(Source excerpt):
(begin)

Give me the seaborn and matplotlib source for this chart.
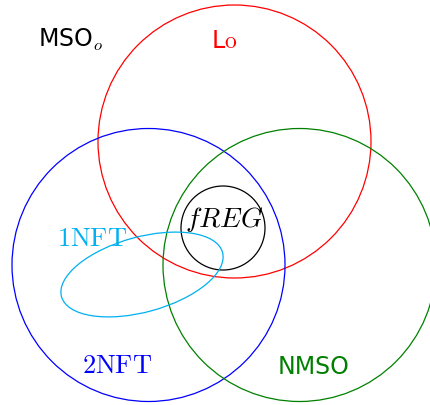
import seaborn as sns
import matplotlib.pyplot as plt
from matplotlib.patches import Circle, Ellipse

# circles (pixel-like coordinates, y grows downward)
circle_names = ['Lo', '2NFT', 'NMSO', 'fREG']
circle_x = [234.5, 148.5, 299.5, 223]
circle_y = [141.5, 265, 265, 228]
circle_r = [136.5, 136.5, 136.5, 42]
circle_colors = ['red', 'blue', 'green', 'black']

# the tilted 1NFT ellipse
ell_center = (142, 274.5)
ell_width = 167
ell_height = 75
ell_angle = 15.4

# labels
label_text = [r'MSO$_o$', r'L$\mathrm{o}$', r'$fREG$', r'$\mathrm{1NFT}$',
              r'$\mathrm{2NFT}$', 'NMSO']
label_x = [38, 224, 224, 92.5, 117, 314]
label_y = [47, 48, 227, 246, 373, 374]
label_ha = ['left', 'center', 'center', 'center', 'center', 'center']
label_colors = ['black', 'red', 'black', '#00b0f0', 'blue', 'green']
label_sizes = [17, 17, 20, 19, 19, 17]

sns.set_theme(style='white')
plt.rcParams['mathtext.fontset'] = 'cm'
plt.rcParams['font.family'] = ['DejaVu Sans']

fig = plt.figure(figsize=(4.3, 4.05), dpi=100)
ax = fig.add_axes([0, 0, 1, 1])

for x, y, r, c in zip(circle_x, circle_y, circle_r, circle_colors):
    ax.add_patch(Circle((x, y), r, fill=False, edgecolor=c, linewidth=0.9))

ax.add_patch(Ellipse(ell_center, ell_width, ell_height, angle=-ell_angle,
                     fill=False, edgecolor='#00b0f0', linewidth=0.9))

for t, x, y, ha, c, s in zip(label_text, label_x, label_y, label_ha,
                             label_colors, label_sizes):
    ax.text(x, y, t, ha=ha, va='baseline', color=c, fontsize=s)

ax.set_xlim(0, 430)
ax.set_ylim(405, 0)
ax.set_aspect('equal')
ax.axis('off')

plt.savefig('out.png', dpi=100)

(end)

(To be done): Which lines hold the word "matplotlib"? Copy all of them.

(Answer below):
Give me the seaborn and matplotlib source for this chart.
import matplotlib.pyplot as plt
from matplotlib.patches import Circle, Ellipse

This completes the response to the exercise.